Su questo, vorrei fare due considerazioni.

1) E’ vero il richiamo finale, sul fatto che “siamo noi a dover decidere e a rischiare tutto su di Lui, Gesù Cristo”. Ma non capisco per quale motivo questa precondizione venga contrapposta all’istanza che diverse persone, cattoliche (che rischiano tutto su di Lui) e laiche, fanno alla Chiesa per sostenere la salvaguardia della dignità umana che sempre più spesso viene disconosciuta. Nel contrapporre l’annunciare Cristo e il muoversi per la difesa dell’uomo, si ha come l’impressione che compito della Chiesa sia annunciare Cristo senza che questo annuncio sia capace di incidere sulla storia e sulla cultura, senza che questo annuncio investa tutta la realtà nel suo complesso. Invece, è proprio l’accogliere Cristo nella propria vita che muove l’uomo al cambiamento di se stesso e del mondo e che crea cultura. “E’ necessario che la fede diventi cultura” – diceva Giovanni Paolo II. “Una fede che non diventa cultura non è una fede pienamente accolta, non interamente pensata, non fedelmente vissuta”. Una fede che non è capace di mostrare cosa essa c’entri con l’uomo e con la sua vita, è una fede debole.

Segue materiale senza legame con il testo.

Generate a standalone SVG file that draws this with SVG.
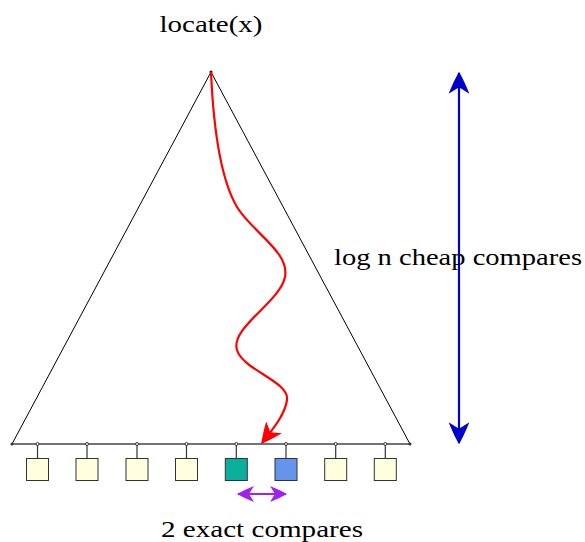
<svg xmlns="http://www.w3.org/2000/svg" width="585" height="542" viewBox="0 0 585 542">
<style>
.t{font-family:"Liberation Serif","DejaVu Serif",serif;font-size:23px;fill:#000}
.leaf{fill:#FFFFE0;stroke:#333;stroke-width:1}
.stem{stroke:#333;stroke-width:1.2}
.dot{fill:#fff;stroke:#333;stroke-width:1}
</style>
<defs>
<marker id="red" viewBox="0 0 17 16" refX="16" refY="8" markerWidth="21" markerHeight="20" markerUnits="userSpaceOnUse" orient="auto"><path d="M0,0 Q10,4 17,8 Q10,12 0,16 L5,8 Z" fill="#FF0000"/></marker>
<marker id="blue" viewBox="0 0 17 16" refX="16" refY="8" markerWidth="22" markerHeight="21" markerUnits="userSpaceOnUse" orient="auto-start-reverse"><path d="M0,0 Q10,4 17,8 Q10,12 0,16 L5,8 Z" fill="#0000CC"/></marker>
<marker id="purple" viewBox="0 0 17 16" refX="16" refY="8" markerWidth="17" markerHeight="17" markerUnits="userSpaceOnUse" orient="auto-start-reverse"><path d="M0,0 Q10,4 17,8 Q10,12 0,16 L5,8 Z" fill="#A020F0"/></marker>
</defs>
<g id="tree">
<path d="M211,72 L12,444 M211,72 L410,444" fill="none" stroke="#000" stroke-width="1"/>
<line x1="12" y1="444" x2="410" y2="444" stroke="#444" stroke-width="1.5"/>
<circle cx="211" cy="72" r="1.5" fill="#000"/>
<circle cx="12" cy="444" r="1.5" fill="#333"/>
<circle cx="410" cy="444" r="1.5" fill="#333"/>
</g>
<g id="leaves">
<g id="leaf1"><line class="stem" x1="37.5" y1="444" x2="37.5" y2="458"/><rect class="leaf" x="26.5" y="458.5" width="22" height="22"/><circle class="dot" cx="37.5" cy="444" r="1.5"/></g>
<g id="leaf2"><line class="stem" x1="87" y1="444" x2="87" y2="458"/><rect class="leaf" x="76" y="458.5" width="22" height="22"/><circle class="dot" cx="87" cy="444" r="1.5"/></g>
<g id="leaf3"><line class="stem" x1="137" y1="444" x2="137" y2="458"/><rect class="leaf" x="126" y="458.5" width="22" height="22"/><circle class="dot" cx="137" cy="444" r="1.5"/></g>
<g id="leaf4"><line class="stem" x1="186.5" y1="444" x2="186.5" y2="458"/><rect class="leaf" x="175.5" y="458.5" width="22" height="22"/><circle class="dot" cx="186.5" cy="444" r="1.5"/></g>
<g id="leaf5"><line class="stem" x1="236.3" y1="444" x2="236.3" y2="458"/><rect class="leaf" x="225.3" y="458.5" width="22" height="22" style="fill:#0BB09C"/><circle class="dot" cx="236.3" cy="444" r="1.5"/></g>
<g id="leaf6"><line class="stem" x1="286" y1="444" x2="286" y2="458"/><rect class="leaf" x="275" y="458.5" width="22" height="22" style="fill:#6495ED"/><circle class="dot" cx="286" cy="444" r="1.5"/></g>
<g id="leaf7"><line class="stem" x1="335.7" y1="444" x2="335.7" y2="458"/><rect class="leaf" x="324.7" y="458.5" width="22" height="22"/><circle class="dot" cx="335.7" cy="444" r="1.5"/></g>
<g id="leaf8"><line class="stem" x1="385.3" y1="444" x2="385.3" y2="458"/><rect class="leaf" x="374.3" y="458.5" width="22" height="22"/><circle class="dot" cx="385.3" cy="444" r="1.5"/></g>
</g>
<g id="connectors">
<path d="M211,72 C214,140 224,185 237,207 C252,232 290,252 285,277 C280,302 230,328 237,350 C243,370 290,382 287,400 C285,415 272,430 262,443" fill="none" stroke="#FF0000" stroke-width="2.2" marker-end="url(#red)"/>
<line x1="459" y1="73" x2="459" y2="443" stroke="#0000CC" stroke-width="2.2" marker-start="url(#blue)" marker-end="url(#blue)"/>
<line x1="238" y1="494" x2="286" y2="494" stroke="#A020F0" stroke-width="2.2" marker-start="url(#purple)" marker-end="url(#purple)"/>
</g>
<g id="labels">
<text class="t" x="211" y="32" text-anchor="middle" textLength="103" lengthAdjust="spacingAndGlyphs">locate(x)</text>
<text class="t" x="458" y="265" text-anchor="middle" textLength="248" lengthAdjust="spacingAndGlyphs">log n cheap compares</text>
<text class="t" x="262" y="537" text-anchor="middle" textLength="202" lengthAdjust="spacingAndGlyphs">2 exact compares</text>
</g>
</svg>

2) Punto di partenza è che il cristianesimo viva in me. Ma non è anche il punto di arrivo. Cristo, di fronte a Pilato, “semplicemente si pose”. Oggi, dobbiamo chiederci cosa voglia dire “porsi” di fronte alle nuove linee guida scolastiche che elaborano testi di problemi del tipo: “Rosa e i suoi papà hanno acquistato tre lattine di te: se ogni lattina costa due euro, quanto hanno speso”? (saranno i nuovi problemi che verranno dati in Italia, dopo l’approvazione dell’Unar, istituto contro le discriminazioni nell’ambito delle pari opportunità, delle nuove guide per ogni tipo di scuola). Cosa vuol, dire “porsi” davanti alla legge belga che prevede l’eutanasia per i più piccoli? E davanti alla legge francese che imprigiona un sindaco che si rifiuti di celebrare un matrimonio gay? Cosa vuol dire “porsi” davanti all’esistenza dell’handicap e del suo progressivo “rifiuto”, tanto che si evita il problema alla radice con la diagnosi preimpianto e l’aborto terapeutico? E davanti alle tante vite umane a cui viene impedito quotidianamente di nascere?

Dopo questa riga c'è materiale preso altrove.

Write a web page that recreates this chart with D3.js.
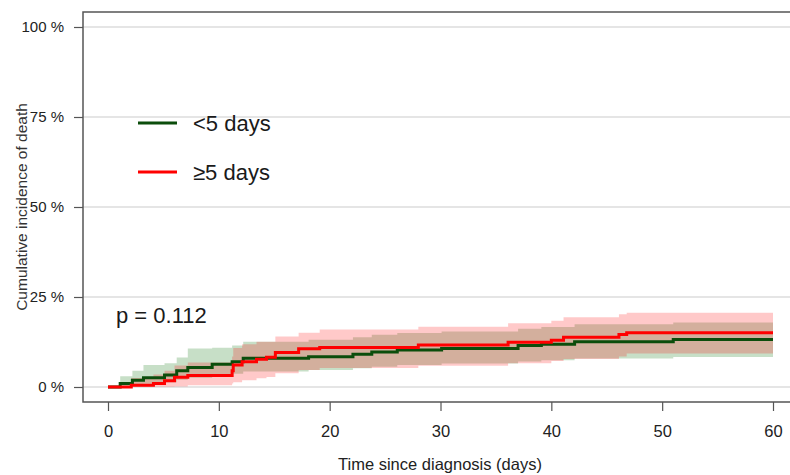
<!DOCTYPE html>
<html>
<head>
<meta charset="utf-8">
<script src="https://cdn.jsdelivr.net/npm/d3@7"></script>
<style>
  body { margin: 0; background: #fff; }
  svg { display: block; font-family: "Liberation Sans", Arial, sans-serif; }
</style>
</head>
<body>
<div class="canvas"></div>
<script>
// <5 days group
const shortTime = [0, 1.1, 2.2, 3.2, 5.1, 6.2, 7.2, 9.4, 11.2, 12.2, 18.1, 22.1, 23.8, 26.1, 30.1, 37, 39.1, 42.1, 51]
const shortEst  = [0, 1.0, 1.9, 2.6, 3.3, 4.5, 5.4, 6.3, 7.0, 8.0, 8.4, 9.1, 9.7, 10.3, 10.7, 11.5, 11.9, 12.6, 13.2]
const shortLo   = [0, 0.2, 0.5, 0.9, 1.3, 2.0, 2.6, 3.2, 3.7, 4.3, 4.7, 5.2, 5.6, 6.1, 6.5, 7.1, 7.4, 7.9, 8.3]
const shortHi   = [0, 3.0, 4.5, 6.1, 6.6, 8.2, 10.7, 10.9, 11.5, 12.6, 13.1, 13.8, 14.5, 15.0, 15.4, 16.2, 16.7, 17.4, 17.9]

// >=5 days group
const longTime = [0, 2.1, 4.1, 5.1, 6.0, 7.2, 11.2, 11.3, 12.1, 13.4, 14.3, 15.1, 17.2, 19.1, 28, 36.1, 40, 41.1, 46.1, 46.8]
const longEst  = [0, 0.5, 1.0, 1.75, 2.7, 3.2, 4.5, 6.1, 7.0, 7.7, 8.25, 9.6, 10.6, 11.0, 11.7, 12.4, 13.0, 13.8, 14.6, 15.1]
const longLo   = [0, 0, 0.05, 0.1, 0.15, 0.5, 1.0, 1.3, 1.9, 2.4, 2.8, 3.8, 4.7, 5.3, 5.9, 6.6, 7.2, 7.8, 8.5, 9.3]
const longHi   = [0, 2.5, 3.5, 4.5, 6.0, 6.8, 8.5, 10.8, 11.9, 12.6, 12.6, 14.0, 15.1, 16.0, 16.75, 17.7, 18.4, 19.4, 20.2, 20.6]

const endTime = 60
const xTicks = [0, 10, 20, 30, 40, 50, 60]
const yTicks = [0, 25, 50, 75, 100]
const groupNames = ['<5 days', '\u22655 days']

const width = 790
const height = 475
const box = {left: 83, top: 12, bottom: 402, right: 800}

const x = d3.scaleLinear().domain([0, 60]).range([108, 773])
const y = d3.scaleLinear().domain([0, 100]).range([387, 27])

const svg = d3.select('.canvas')
  .append('svg')
  .attr('width', width)
  .attr('height', height)

// grid lines
svg.append('g')
  .selectAll('line')
  .data(yTicks)
  .join('line')
  .attr('x1', box.left)
  .attr('x2', box.right)
  .attr('y1', d => y(d))
  .attr('y2', d => y(d))
  .attr('stroke', '#dcdcdc')
  .attr('stroke-width', 1.5)

function toRows(time, est, lo, hi) {
  const rows = time.map((t, i) => ({t, est: est[i], lo: lo[i], hi: hi[i]}))
  const last = rows[rows.length - 1]
  rows.push({...last, t: endTime})
  return rows
}

const groups = [
  {name: groupNames[0], rows: toRows(shortTime, shortEst, shortLo, shortHi), line: '#0b4d0b', band: 'rgb(0,110,0)', bandOpacity: 0.22},
  {name: groupNames[1], rows: toRows(longTime, longEst, longLo, longHi), line: '#ff0000', band: 'rgb(255,0,0)', bandOpacity: 0.21}
]

const band = d3.area()
  .curve(d3.curveStepAfter)
  .x(d => x(d.t))
  .y0(d => y(d.lo))
  .y1(d => y(d.hi))

const curve = d3.line()
  .curve(d3.curveStepAfter)
  .x(d => x(d.t))
  .y(d => y(d.est))

groups.forEach(g => {
  svg.append('path')
    .attr('d', band(g.rows))
    .attr('fill', g.band)
    .attr('fill-opacity', g.bandOpacity)
})

groups.forEach(g => {
  svg.append('path')
    .attr('d', curve(g.rows))
    .attr('fill', 'none')
    .attr('stroke', g.line)
    .attr('stroke-width', 3)
})

// frame
svg.append('path')
  .attr('d', `M${box.right},${box.top}H${box.left}V${box.bottom}H${box.right}`)
  .attr('fill', 'none')
  .attr('stroke', '#555')
  .attr('stroke-width', 1.5)

// axes
const yAxis = svg.append('g')
  .attr('transform', `translate(${box.left},0)`)
  .call(d3.axisLeft(y).tickValues(yTicks).tickSize(9).tickPadding(10).tickFormat(d => `${d} %`))
yAxis.select('.domain').remove()
yAxis.selectAll('line').attr('stroke', '#555').attr('stroke-width', 1.2)
yAxis.selectAll('text')
  .attr('font-family', '"Liberation Sans", Arial, sans-serif')
  .attr('font-size', 15)
  .attr('fill', '#222')

const xAxis = svg.append('g')
  .attr('transform', `translate(0,${box.bottom})`)
  .call(d3.axisBottom(x).tickValues(xTicks).tickSize(9).tickPadding(14))
xAxis.select('.domain').remove()
xAxis.selectAll('line').attr('stroke', '#555').attr('stroke-width', 1.2)
xAxis.selectAll('text')
  .attr('font-family', '"Liberation Sans Narrow", "Liberation Sans", Arial, sans-serif')
  .attr('font-size', 16.5)
  .attr('fill', '#222')

svg.append('text')
  .attr('x', 440)
  .attr('y', 470)
  .attr('text-anchor', 'middle')
  .attr('font-family', '"Liberation Sans Narrow", "Liberation Sans", Arial, sans-serif')
  .attr('font-size', 16.5)
  .attr('fill', '#222')
  .text('Time since diagnosis (days)')

svg.append('text')
  .attr('transform', 'translate(27,207) rotate(-90)')
  .attr('text-anchor', 'middle')
  .attr('font-size', 15.5)
  .attr('fill', '#333')
  .text('Cumulative incidence of death')

// legend
const legend = svg.append('g')
  .attr('transform', 'translate(138,123)')
const items = legend.selectAll('g')
  .data(groups)
  .join('g')
  .attr('transform', (d, i) => `translate(0,${i * 49})`)
items.append('line')
  .attr('x1', 0)
  .attr('x2', 39)
  .attr('stroke', d => d.line)
  .attr('stroke-width', 3)
items.append('text')
  .attr('x', 55)
  .attr('y', 8)
  .attr('font-size', 22)
  .attr('fill', '#1a1a1a')
  .text(d => d.name)

svg.append('text')
  .attr('x', 116)
  .attr('y', 323)
  .attr('font-size', 22)
  .attr('fill', '#1a1a1a')
  .text('p = 0.112')
</script>
</body>
</html>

3) Credo che, al di là delle parole e dei ragionamenti, l’uomo – che è fatto ad immagine e somiglianza del suo Creatore – e che – volente o nolente – ha una scintilla di divino in sé, abbia un senso di smarrimento. L’incontro con Cristo semplicemente aiuta a vedere meglio, a capire di più, amplia l’orizzonte e la visuale.
4) L’altra contrapposizione che non condivido è il riferimento alla “difesa della civiltà cristiana”, vista come difesa ideologica, rispetto al fatto più importante dell’accoglimento di Cristo nella propria vita (ed è vero che quest’ultimo incontro è la cosa più importante della vita, anzi l’unica importante). Ma non capisco l’alternativa.

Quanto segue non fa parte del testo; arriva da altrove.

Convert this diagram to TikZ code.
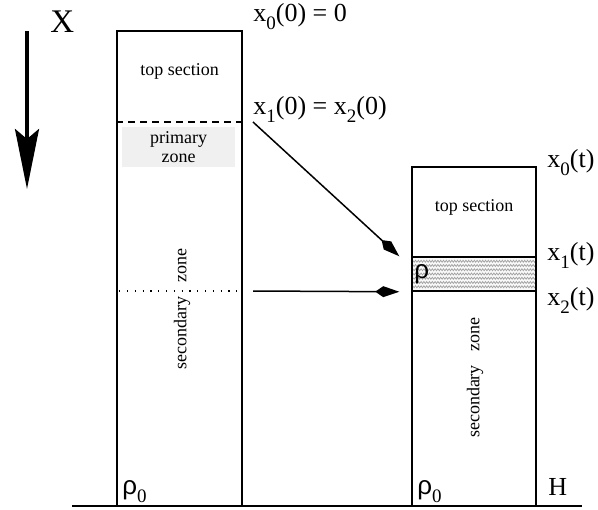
\documentclass[tikz,border=0pt]{standalone}
\usepackage{fontspec}
\setmainfont{Liberation Serif}
\newfontfamily\rhofont{Liberation Sans}
\usetikzlibrary{arrows.meta, calc, decorations.pathmorphing}

% lowered subscript as in the drawing
\newcommand{\lsub}[1]{\raisebox{-4pt}{\fontsize{9.5}{9.5}\selectfont #1}}

\begin{document}
\begin{tikzpicture}[x=0.5pt, y=-0.5pt,
    colbox/.style={draw, line width=0.75pt, inner sep=0pt},
    zonetext/.style={font=\fontsize{9}{9.5}\selectfont, align=center, inner sep=0pt},
    lbl/.style={font=\fontsize{13}{13}\selectfont, inner sep=0pt, anchor=base west},
    shiftarrow/.style={line width=0.75pt, -{Kite[length=12pt, width=5.5pt, inset=4pt]}},
    layer/.style={draw, line width=0.75pt, fill=gray!5, inner sep=0pt,
        path picture={
            \foreach \k in {1,...,7}
                \draw[gray!75, line width=0.35pt, decorate,
                      decoration={zigzag, segment length=1.4pt, amplitude=0.5pt}]
                    ($(path picture bounding box.north west)!\k/8!(path picture bounding box.south west)$) --
                    ($(path picture bounding box.north east)!\k/8!(path picture bounding box.south east)$);
        }}]
    \useasboundingbox (0,0) rectangle (598,509);

    % depth axis
    \coordinate (xtop) at (27,31);
    \coordinate (xbottom) at (27,189);
    \draw[line width=1.8pt, -{Stealth[length=30pt, width=12pt, inset=5pt]}] (xtop) -- (xbottom);
    \node[lbl, font=\fontsize{16.5}{16.5}\selectfont] (xaxis) at (50,32) {X};

    % ground
    \coordinate (groundl) at (72,506);
    \coordinate (groundr) at (582,506);
    \draw[line width=0.75pt] (groundl) -- (groundr);

    % column at t = 0
    \node[colbox, minimum width=62.5pt, minimum height=237.5pt] (leftbox) at (179.5,268.5) {};
    \node[zonetext] (topleft) at (179.5,71) {top section};
    \node[zonetext, fill=black!6, minimum width=56.5pt, minimum height=20pt] (primary) at (178.5,147) {primary\\zone};
    \node[zonetext, rotate=90] (secleft) at (182,309) {secondary\hspace{7pt}zone};
    \coordinate (x12start) at (253,122);
    \coordinate (x2start) at (253,291);
    \draw[line width=0.75pt, dash pattern=on 3.5pt off 2.5pt] (leftbox.west |- x12start) -- (leftbox.east |- x12start);
    \draw[line width=0.6pt, dash pattern=on 0.6pt off 3.3pt] ([xshift=1.5pt]leftbox.west |- x2start) -- ([xshift=-2.5pt]leftbox.east |- x2start);
    \node[lbl] (rholeft) at (122,494) {{\rhofont ρ}\lsub{0}};

    % column at time t
    \node[colbox, minimum width=62pt, minimum height=169.5pt] (rightbox) at (474,336.5) {};
    \node[zonetext] (topright) at (474,207) {top section};
    \node[layer, minimum width=62pt, minimum height=17pt] (rholayer) at (474,274) {};
    \node[lbl, font=\rhofont\fontsize{13}{13}\selectfont] (rholabel) at (414,278) {ρ};
    \node[zonetext, rotate=90] (secright) at (475,377.5) {secondary\hspace{7pt}zone};
    \node[lbl] (rhoright) at (417,494) {{\rhofont ρ}\lsub{0}};
    \node[lbl] (hlabel) at (548,495) {H};

    % interface labels
    \node[lbl] (x0zero) at (253,21) {x\lsub{0}(0) = 0};
    \node[lbl] (x12zero) at (253,114) {x\lsub{1}(0) = x\lsub{2}(0)};
    \node[lbl] (x0t) at (547,167) {x\lsub{0}(t)};
    \node[lbl] (x1t) at (547,260) {x\lsub{1}(t)};
    \node[lbl] (x2t) at (547,305) {x\lsub{2}(t)};

    % moving interfaces
    \draw[shiftarrow] (x12start) -- ([xshift=-6pt]rholayer.north west);
    \draw[shiftarrow] (x2start) -- ([xshift=-6pt]rholayer.south west);
\end{tikzpicture}
\end{document}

Innanzitutto, qui non si tratta di difendere la civiltà cristiana, ma di difendere l’uomo. La fede supera ogni cultura, perché la Chiesa che annuncia Cristo non viene a portare o ad imporre la “sua” cultura. E’ l’incontro con Cristo che permette di giudicare la realtà con occhi nuovi.
Allora, non mi pare che si possa vedere la difesa antropologica, richiesta da un cristiano oppure da un laico non credente, come necessariamente ideologica e non fondata proprio su quell’incontro con Cristo che ha cambiato la vita, oppure sul semplice fatto di una reattività originaria dell’uomo di fronte all’irragionevolezza.
In secondo luogo, non vedo la precondizione della fede come prioritaria in senso temporale. Non si può dire “aspettiamo che i capi di stato accolgano Cristo (che è ciò che più conta, ed è vero) per far partire l’impegno della Chiesa a favore dell’uomo”.
In conclusione, sento l’esigenza attuale di non contrapporre, tra i compiti della Chiesa, quello di annunciare Cristo da quello di difendere l’uomo.